Terrorist Cases Should Be Tried in U.S. Federal Courts
The good news is in the headline of this Washington Post story, Guantanamo Closure Called Obama Priority. According to Obama advisers speaking anonymously, the Obama Administration will launch an immediate review of the classified files of those detained – some 250 people – at Guantanamo Bay upon taking office. Closing Guantanamo would send a potent message to the rest of the world, and would “create a global wave of diplomatic and popular goodwill that could accelerate the transfer of some detainees to other countries.”
But there has been talk – denied by Obama’s transition team – about contemplating some form of preventive detention backed by a new civilian national security court. Proponents of preventive detention often cite national security concerns and the need to protect operational secrets as grounds for keeping some of the cases out of U.S. federal courts.
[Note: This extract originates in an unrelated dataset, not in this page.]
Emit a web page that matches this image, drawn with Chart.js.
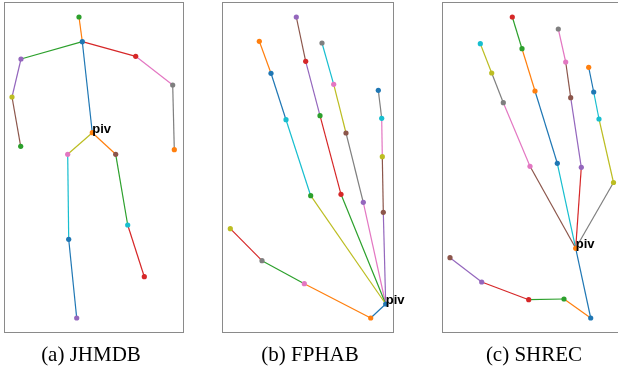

They also note that some cases against detainees in custody have been compromised by torture and coercive interrogations.
Fair enough, but hiding the use of torture, and allowing the use of evidence gathered by torture is anathema to U.S. standards of justice. Some Obama advisers acknowledge that the degradation of the image of the U.S. because of the Bush Administration’s policies is too severe to countenance any form of preventive detention. At any rate, Human Rights First believes that the federal courts are up to the task of trying those detainees who can be put on trial:
“The federal criminal courts are capable of handling serious terrorist cases and capable of handling people and evidence seized overseas, without sacrificing the government’s need to protect sensitive material, while protecting defendants’ rights,” said Deborah Colson, a senior associate at Human Rights First.
Read our report, where HRF noted that since the Sept. 11, 2001, attacks, there have been 107 successful prosecutions of international terrorism cases in the federal courts, compared with three convictions in military commissions at Guantanamo Bay, including one plea bargain. (See also our Blueprint to Close Guantanamo detailing the steps necessary to close Guantanamo.)
During the campaign, Obama seemed to favor federal prosecution of terrorism suspects: “It’s time to better protect the American people and our values by bringing swift and sure justice to terrorists through our courts and our Uniform Code of Military Justice,” Obama said in August, after the completion of the first trial at Guantanamo Bay, which resulted in a relatively mild sentence for Osama bin Laden’s driver.